Une transaction éclair après un coup d’État
Cette affaire démarre dans l’ombre du coup d’État du 30 août 2023, qui a renversé le régime d’Ali Bongo. Le nouveau président, le général Brice Clotaire Oligui Nguema, a affiché sa volonté de nationaliser les actifs d’Assala, au grand dam de la société indonésienne Maurel & Prom, qui était sur le point de les acquérir. Sans les fonds nécessaires, le Gabon s’est tourné vers l’international pour financer cette nationalisation, ouvrant la voie à des négociations secrètes.
Selon Africa Intelligence, l’un des moments clés de cette opération a été un dîner d’affaires discret le 25 janvier 2024 dans un hôtel parisien. Autour de la table : des représentants de Gunvor, dont Guillaume Letessier, directeur du développement pour l’Afrique, et un ancien vice-président gabonais, Pierre-Claver Maganga Moussavou, agissant avec un “mandat spécial” du président Oligui Nguema pour trouver des partenaires financiers.

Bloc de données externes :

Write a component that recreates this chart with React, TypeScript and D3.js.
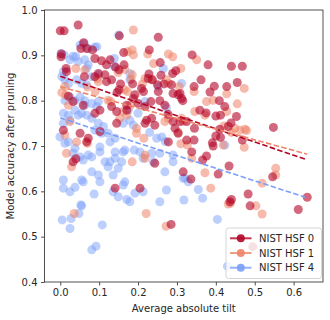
import React, { useEffect, useRef } from 'react';
import * as d3 from 'd3';

// points: [average absolute tilt, accuracy]
const hsf0: [number, number][] = [
  [0.0, 0.954], [0.01, 0.954], [0.046, 0.967], [0.152, 0.943], [0.252, 0.94],
  [0.06, 0.928], [0.053, 0.915], [0.068, 0.915], [0.083, 0.912],
  [0.002, 0.897], [0.003, 0.903], [0.015, 0.871], [0.016, 0.864],
  [0.089, 0.893], [0.106, 0.888], [0.128, 0.89], [0.119, 0.879],
  [0.163, 0.906], [0.229, 0.912], [0.142, 0.874], [0.164, 0.879], [0.151, 0.868],
  [0.098, 0.86], [0.115, 0.857], [0.089, 0.853], [0.062, 0.853],
  [0.257, 0.884], [0.297, 0.866], [0.289, 0.86],
  [0.228, 0.859], [0.226, 0.849], [0.237, 0.846], [0.259, 0.856], [0.267, 0.837],
  [0.186, 0.837], [0.155, 0.837], [0.151, 0.824], [0.146, 0.818],
  [0.209, 0.827], [0.214, 0.82], [0.25, 0.835], [0.252, 0.82],
  [0.233, 0.798], [0.256, 0.8], [0.286, 0.835], [0.29, 0.816], [0.303, 0.813], [0.312, 0.805],
  [0.021, 0.81], [0.188, 0.805], [0.192, 0.813], [0.119, 0.842], [0.132, 0.846],
  [0.033, 0.798], [0.059, 0.79], [0.089, 0.772], [0.102, 0.779], [0.132, 0.787],
  [0.145, 0.776], [0.145, 0.75], [0.171, 0.79], [0.171, 0.779], [0.2, 0.794],
  [0.218, 0.787], [0.222, 0.757], [0.218, 0.75], [0.235, 0.761], [0.243, 0.746],
  [0.269, 0.79], [0.277, 0.77], [0.29, 0.754], [0.295, 0.739], [0.303, 0.728],
  [0.308, 0.754], [0.278, 0.709], [0.008, 0.735], [0.051, 0.728], [0.102, 0.732],
  [0.072, 0.717], [0.068, 0.709], [0.033, 0.665], [0.04, 0.672], [0.243, 0.662],
  [0.141, 0.607], [0.205, 0.607], [0.316, 0.643], [0.285, 0.527],
  [0.339, 0.901], [0.38, 0.879], [0.44, 0.876], [0.468, 0.876], [0.362, 0.846],
  [0.344, 0.831], [0.396, 0.832], [0.428, 0.831], [0.455, 0.84], [0.385, 0.819],
  [0.308, 0.816], [0.315, 0.8], [0.409, 0.8], [0.423, 0.787], [0.4, 0.766],
  [0.412, 0.768], [0.359, 0.779], [0.375, 0.773], [0.453, 0.765], [0.439, 0.751],
  [0.432, 0.743], [0.345, 0.739], [0.548, 0.741], [0.325, 0.754], [0.4, 0.722],
  [0.412, 0.719], [0.468, 0.713], [0.325, 0.713], [0.344, 0.713], [0.391, 0.707],
  [0.41, 0.737], [0.393, 0.7], [0.338, 0.687], [0.376, 0.678], [0.366, 0.669],
  [0.434, 0.656], [0.336, 0.627], [0.406, 0.638], [0.546, 0.632], [0.483, 0.594],
  [0.44, 0.582], [0.436, 0.577], [0.488, 0.568], [0.612, 0.56], [0.635, 0.587],
  [0.495, 0.478],
];

const hsf1: [number, number][] = [
  [0.188, 0.956], [0.173, 0.908], [0.185, 0.912], [0.188, 0.901], [0.225, 0.903],
  [0.278, 0.903], [0.289, 0.897], [0.24, 0.882], [0.04, 0.871], [0.063, 0.868],
  [0.149, 0.862], [0.166, 0.869], [0.185, 0.857], [0.182, 0.847], [0.095, 0.849],
  [0.098, 0.842], [0.218, 0.849], [0.235, 0.846], [0.211, 0.837], [0.273, 0.846],
  [0.278, 0.838], [0.012, 0.831], [0.004, 0.818], [0.014, 0.812], [0.165, 0.824],
  [0.173, 0.82], [0.306, 0.831], [0.07, 0.83], [0.09, 0.82], [0.123, 0.801],
  [0.021, 0.79], [0.025, 0.754], [0.012, 0.724], [0.042, 0.709], [0.07, 0.706],
  [0.016, 0.684], [0.029, 0.654], [0.153, 0.761], [0.171, 0.768], [0.162, 0.776],
  [0.196, 0.739], [0.196, 0.728], [0.215, 0.717], [0.218, 0.68], [0.218, 0.673],
  [0.185, 0.665], [0.269, 0.754], [0.278, 0.761], [0.303, 0.73], [0.31, 0.705],
  [0.13, 0.798], [0.18, 0.79], [0.036, 0.551], [0.221, 0.551], [0.272, 0.523],
  [0.351, 0.89], [0.473, 0.827], [0.344, 0.82], [0.428, 0.815], [0.455, 0.793],
  [0.376, 0.798], [0.393, 0.801], [0.346, 0.776], [0.372, 0.768], [0.428, 0.776],
  [0.421, 0.744], [0.449, 0.739], [0.462, 0.735], [0.475, 0.737], [0.479, 0.734],
  [0.44, 0.73], [0.312, 0.761], [0.316, 0.754], [0.31, 0.871],
  [0.327, 0.702], [0.419, 0.702], [0.473, 0.697], [0.338, 0.673], [0.372, 0.641],
  [0.387, 0.607], [0.432, 0.572], [0.438, 0.574], [0.503, 0.568], [0.519, 0.55],
  [0.519, 0.618], [0.554, 0.651], [0.554, 0.636],
];

const hsf4: [number, number][] = [
  [0.15, 0.945], [0.002, 0.904], [0.01, 0.901], [0.033, 0.898], [0.04, 0.897],
  [0.051, 0.923], [0.062, 0.926], [0.072, 0.915], [0.089, 0.918], [0.094, 0.919],
  [0.025, 0.89], [0.046, 0.886], [0.063, 0.89], [0.072, 0.879], [0.068, 0.871],
  [0.008, 0.864], [0.004, 0.853], [0.012, 0.846], [0.021, 0.837], [0.042, 0.846],
  [0.055, 0.838], [0.068, 0.835], [0.081, 0.853], [0.098, 0.857], [0.139, 0.893],
  [0.139, 0.875], [0.179, 0.86], [0.179, 0.846], [0.265, 0.871], [0.252, 0.831],
  [0.312, 0.838], [0.012, 0.8], [0.025, 0.808], [0.038, 0.8], [0.051, 0.808],
  [0.063, 0.8], [0.218, 0.798],
  [0.008, 0.772], [0.021, 0.768], [0.025, 0.757], [0.008, 0.75], [0.038, 0.779],
  [0.046, 0.768], [0.055, 0.772], [0.068, 0.768], [0.081, 0.761], [0.063, 0.79],
  [0.081, 0.794], [0.094, 0.787], [0.098, 0.798], [0.098, 0.75], [0.111, 0.743],
  [0.089, 0.735], [0.106, 0.728], [0.123, 0.728], [0.141, 0.717], [0.128, 0.709],
  [0.162, 0.75], [0.179, 0.757], [0.188, 0.746], [0.2, 0.772], [0.175, 0.779],
  [-0.001, 0.72], [0.012, 0.706], [0.021, 0.709], [0.038, 0.695], [0.033, 0.684],
  [0.051, 0.676], [0.072, 0.68], [0.081, 0.676], [0.059, 0.669], [0.102, 0.698],
  [0.102, 0.687], [0.115, 0.665], [0.128, 0.665], [0.141, 0.673], [0.141, 0.687],
  [0.162, 0.687], [0.166, 0.691], [0.19, 0.691], [0.205, 0.687], [0.213, 0.673],
  [0.158, 0.665], [0.149, 0.651], [0.081, 0.643], [0.098, 0.636], [0.123, 0.654],
  [0.235, 0.684], [0.256, 0.684], [0.239, 0.665], [0.136, 0.636], [0.166, 0.621],
  [0.162, 0.614], [0.008, 0.625], [0.008, 0.607], [0.025, 0.599], [0.038, 0.609],
  [0.055, 0.625], [0.059, 0.621], [0.102, 0.621], [0.192, 0.596], [0.213, 0.599],
  [0.269, 0.643], [0.273, 0.603], [0.29, 0.68], [0.29, 0.665], [0.316, 0.629],
  [0.248, 0.717], [0.261, 0.72], [0.273, 0.785], [0.23, 0.73], [0.27, 0.71],
  [0.087, 0.594], [0.136, 0.599], [0.149, 0.588], [0.171, 0.582], [0.179, 0.577],
  [0.256, 0.577], [0.053, 0.57], [0.055, 0.568], [0.048, 0.551], [0.005, 0.537],
  [0.028, 0.54], [0.025, 0.518], [0.108, 0.526], [0.081, 0.471], [0.092, 0.479],
  [0.423, 0.702], [0.321, 0.629], [0.329, 0.621], [0.355, 0.604], [0.366, 0.585],
  [0.318, 0.581], [0.404, 0.538], [0.43, 0.435],
];

// dashed trend lines: [x, y] at both ends
const fit0: [number, number][] = [[0.0, 0.854], [0.63, 0.671]];
const fit1: [number, number][] = [[0.0, 0.831], [0.635, 0.682]];
const fit4: [number, number][] = [[0.0, 0.762], [0.63, 0.587]];

const seriesNames = ['NIST HSF 0', 'NIST HSF 1', 'NIST HSF 4'];
const seriesColors = ['#b40426', '#ee8468', '#7b9ff9'];
const dotOpacity = [0.6, 0.55, 0.5];

const xTicks = [0.0, 0.1, 0.2, 0.3, 0.4, 0.5, 0.6];
const yTicks = [0.4, 0.5, 0.6, 0.7, 0.8, 0.9, 1.0];

const App = () => {
  const ref = useRef<SVGSVGElement>(null);

  useEffect(() => {
    const width = 330;
    const height = 320;
    const margin = { top: 10, right: 7, bottom: 38, left: 44.5 };
    const font = 'DejaVu Sans, sans-serif';
    const ink = '#262626';

    const svg = d3.select(ref.current);
    svg.selectAll('*').remove();

    const x = d3.scaleLinear().domain([-0.0405, 0.6755]).range([margin.left, width - margin.right]);
    const y = d3.scaleLinear().domain([0.4, 1.0]).range([height - margin.bottom, margin.top]);

    const pts = [hsf0, hsf1, hsf4];
    const fits = [fit0, fit1, fit4];

    // scatter: blue at the bottom, red on top
    [2, 1, 0].forEach((i) => {
      svg.append('g')
        .selectAll('circle')
        .data(pts[i])
        .enter()
        .append('circle')
        .attr('cx', (d) => x(d[0]))
        .attr('cy', (d) => y(d[1]))
        .attr('r', 4.5)
        .attr('fill', seriesColors[i])
        .attr('fill-opacity', dotOpacity[i]);
    });

    const line = d3.line<[number, number]>().x((d) => x(d[0])).y((d) => y(d[1]));
    fits.forEach((f, i) => {
      svg.append('path')
        .attr('d', line(f))
        .attr('fill', 'none')
        .attr('stroke', seriesColors[i])
        .attr('stroke-width', 1.6)
        .attr('stroke-dasharray', '5.5,2.4');
    });

    // axes
    const xAxis = svg.append('g')
      .attr('transform', `translate(0,${height - margin.bottom})`)
      .call(d3.axisBottom(x).tickValues(xTicks).tickFormat(d3.format('.1f')).tickSizeOuter(0).tickSize(3.5).tickPadding(3.5));
    const yAxis = svg.append('g')
      .attr('transform', `translate(${margin.left},0)`)
      .call(d3.axisLeft(y).tickValues(yTicks).tickFormat(d3.format('.1f')).tickSizeOuter(0).tickSize(3.5).tickPadding(3.5));
    [xAxis, yAxis].forEach((ax) => {
      ax.select('.domain').remove();
      ax.selectAll('line').attr('stroke', ink).attr('stroke-width', 0.8);
      ax.selectAll('text').attr('fill', ink).style('font-family', font).style('font-size', '10px');
    });

    // frame
    svg.append('rect')
      .attr('x', margin.left)
      .attr('y', margin.top)
      .attr('width', width - margin.right - margin.left)
      .attr('height', height - margin.bottom - margin.top)
      .attr('fill', 'none')
      .attr('stroke', ink)
      .attr('stroke-width', 0.8);

    svg.append('text')
      .attr('x', (margin.left + width - margin.right) / 2)
      .attr('y', 312)
      .attr('text-anchor', 'middle')
      .style('font-family', font)
      .style('font-size', '10px')
      .attr('fill', ink)
      .text('Average absolute tilt');

    svg.append('text')
      .attr('transform', `translate(13.5,${(margin.top + height - margin.bottom) / 2}) rotate(-90)`)
      .attr('text-anchor', 'middle')
      .style('font-family', font)
      .style('font-size', '10px')
      .attr('fill', ink)
      .text('Model accuracy after pruning');

    // legend
    const lg = svg.append('g').attr('transform', 'translate(226,228)');
    lg.append('rect')
      .attr('width', 95.5)
      .attr('height', 50.5)
      .attr('rx', 2.5)
      .attr('fill', 'white')
      .attr('fill-opacity', 0.8)
      .attr('stroke', '#cccccc')
      .attr('stroke-width', 0.8);
    seriesNames.forEach((name, i) => {
      const row = lg.append('g').attr('transform', `translate(0,${10.3 + i * 14.7})`);
      row.append('line')
        .attr('x1', 4).attr('x2', 25.5)
        .attr('stroke', seriesColors[i])
        .attr('stroke-opacity', 0.8)
        .attr('stroke-width', 2);
      row.append('circle')
        .attr('cx', 14.8)
        .attr('r', 4)
        .attr('fill', seriesColors[i])
        .attr('fill-opacity', 0.9);
      row.append('text')
        .attr('x', 33)
        .attr('dy', '0.35em')
        .style('font-family', font)
        .style('font-size', '10px')
        .attr('fill', ink)
        .text(name);
    });
  }, []);

  return (
    <svg ref={ref} width={330} height={320} style={{ position: 'absolute', left: 0, top: 0, background: 'white' }} />
  );
};

export default App;
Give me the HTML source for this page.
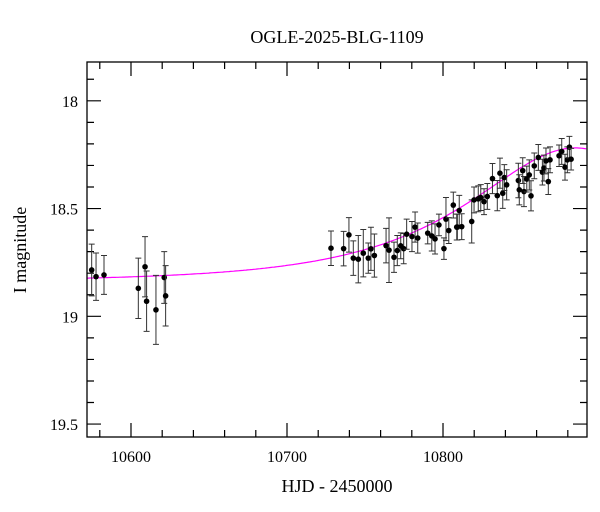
<!DOCTYPE html>
<html><head><meta charset="utf-8"><style>body{margin:0;background:#fff}svg{display:block}text{font-family:"Liberation Serif",serif;fill:#000}</style></head>
<body>
<svg id="chart" width="600" height="512" viewBox="0 0 600 512">
<text x="337" y="43" text-anchor="middle" font-size="18">OGLE-2025-BLG-1109</text>
<text x="337" y="492" text-anchor="middle" font-size="18">HJD - 2450000</text>
<text transform="translate(26,250) rotate(-90)" text-anchor="middle" font-size="18">I magnitude</text>
<g id="plot"></g>
<rect x="87" y="62" width="500" height="375" fill="none" stroke="#000" stroke-width="1.3"/>
</svg>
<script>
const days=[10574.8,10577.6,10582.7,10604.7,10609,10610,10616,10621.3,10622.2,
10728.2,10736.3,10739.7,10742.5,10745.7,10748.9,10752.1,10753.8,10756.0,10763.5,10765.4,10768.6,10770.7,10772.9,10774.8,10776.7,10780.1,10782.1,10783.8,10790.2,10792.8,10794.9,10797.4,10800.6,10801.9,10803.7,10806.6,10808.8,
10810.4,10809.2,10812.0,10818.4,10819.9,10822.6,10824.2,10826.3,10828.4,10831.7,10834.8,10836.5,10838.3,10839.3,10840.8,10848.3,10848.9,10851.1,10851.9,10853.7,10855.3,10856.4,10858.5,10861.1,10863.7,10864.7,10866.0,10867.5,10868.6,10874.4,10876.1,10878.2,10879.7,10881.0,10882.1];
const mags=[18.785,18.816,18.808,18.87,18.77,18.93,18.97,18.82,18.905,
18.684,18.686,18.622,18.730,18.735,18.707,18.730,18.687,18.718,18.672,18.693,18.726,18.695,18.673,18.686,18.619,18.630,18.586,18.637,18.614,18.627,18.641,18.576,18.686,18.549,18.602,18.484,18.586,
18.509,18.586,18.584,18.560,18.460,18.455,18.449,18.468,18.444,18.361,18.440,18.336,18.429,18.356,18.390,18.370,18.413,18.324,18.421,18.363,18.344,18.441,18.302,18.263,18.331,18.312,18.279,18.375,18.274,18.255,18.235,18.308,18.274,18.215,18.271];
const errs=[0.12,0.11,0.09,0.14,0.14,0.14,0.16,0.12,0.14,
0.08,0.08,0.08,0.08,0.11,0.11,0.07,0.1,0.1,0.08,0.15,0.07,0.07,0.06,0.07,0.07,0.07,0.07,0.07,0.05,0.07,0.07,0.05,0.05,0.1,0.06,0.06,0.06,
0.07,0.06,0.06,0.1,0.06,0.06,0.06,0.06,0.06,0.07,0.07,0.07,0.07,0.06,0.07,0.08,0.07,0.06,0.07,0.06,0.07,0.07,0.06,0.06,0.06,0.06,0.06,0.06,0.06,0.05,0.06,0.06,0.06,0.05,0.05];
const modelT0=[10885], modelTE=[105], modelU0=[0.65], modelBase=[18.84];
const xTicks=[10600,10700,10800];
const yTicks=[18,18.5,19,19.5];
const NS='http://www.w3.org/2000/svg';
const L=87,R=587,T=62,B=437,X0=10571.8,X1=10892.3,Y0=17.82,Y1=19.56;
const xs=d=>L+(d-X0)/(X1-X0)*(R-L);
const ys=m=>T+(m-Y0)/(Y1-Y0)*(B-T);
const g=document.getElementById('plot');
function mk(tag,at){const e=document.createElementNS(NS,tag);for(const k in at)e.setAttribute(k,at[k]);g.appendChild(e);return e;}
// ticks
for(let d=10580;d<=10880;d+=20){const maj=d%100===0;const len=maj?14:7;
 let t=mk('path',{d:`M${xs(d)},${B}v${-len}M${xs(d)},${T}v${len}`,stroke:'#000','stroke-width':1.2});
 }
for(let m=17.9;m<=19.55;m+=0.1){const mm=Math.round(m*10)/10;const maj=Math.abs(mm*2-Math.round(mm*2))<1e-6;const len=maj?14:7;
 let t=mk('path',{d:`M${L},${ys(mm)}h${len}M${R},${ys(mm)}h${-len}`,stroke:'#000','stroke-width':1.2});
 }
xTicks.forEach(d=>{const t=mk('text',{x:xs(d),y:B+25,'text-anchor':'middle','font-size':16});t.textContent=d;
 });
yTicks.forEach(m=>{const t=mk('text',{x:L-9,y:ys(m)+6,'text-anchor':'end','font-size':16});t.textContent=m;
 });
// model
let pts=[];for(let d=X0;d<=X1;d+=1){const u=Math.sqrt(modelU0[0]**2+((d-modelT0[0])/modelTE[0])**2);const A=(u*u+2)/(u*Math.sqrt(u*u+4));pts.push(xs(d).toFixed(1)+','+ys(modelBase[0]-2.5*Math.log10(A)).toFixed(1));}
const cv=mk('polyline',{points:pts.join(' '),fill:'none',stroke:'#ff00ff','stroke-width':1.2});

// data
days.forEach((d,i)=>{const x=xs(d),y1=ys(mags[i]-errs[i]),y2=ys(mags[i]+errs[i]);
 const e=mk('path',{d:`M${x},${y1}V${y2}M${x-3},${y1}h6M${x-3},${y2}h6`,stroke:'#333','stroke-width':1});
 
 const c=mk('circle',{cx:x,cy:ys(mags[i]),r:2.8,fill:'#000'});
 });
</script>
</body></html>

Rendez-vous à Libreville et tensions internes
L’entremetteur de ce dîner, le consultant franco-marocain Mohamed Dagdag, est au cœur d’une controverse sur son rôle. Alors que Gunvor nie avoir fait appel à un agent ou un intermédiaire, des correspondances révèlent que la présidence gabonaise a invité les cadres de Gunvor à Libreville par son entremise. Pour se protéger, Gunvor a même fait signer à Mohamed Dagdag une lettre dans laquelle il déclare ne pas agir pour leur compte.
Le 13 février 2024, la délégation de Gunvor est reçue au Palais présidentiel avant de se rendre au siège de la GOC. L’accueil y est glacial. Le directeur général Marcellin Simba Ngabi, d’abord méfiant envers les traders occidentaux et la capacité technique de la GOC à opérer les actifs, finit par céder après des négociations serrées.
Un pari risqué
Le prêt de 1 milliard de dollars, gagé sur la commercialisation de la production d’Assala, n’est pas sans risque. La GOC a concédé à Gunvor l’exclusivité sur la vente des barils, mais des estimations internes de la compagnie gabonaise tablent sur une forte baisse de production. Bien que Gunvor se montre rassurant, la situation a suscité des inquiétudes en interne, d’autant plus que le prêt n’a pas été gagé sur d’autres actifs.
Cette affaire, marquée par des manœuvres de coulisses et des conflits d’intérêts, a déjà fait des victimes. Jade Touzni, un haut responsable de Gunvor, a été remercié pour avoir tenté d’impliquer un autre intermédiaire, le Camerounais René Awambeng.
La signature de l’accord a eu lieu à Paris le 21 juin 2024, mais l’histoire, mêlant politique, pétrole et finance, est loin d’avoir livré tous ses secrets.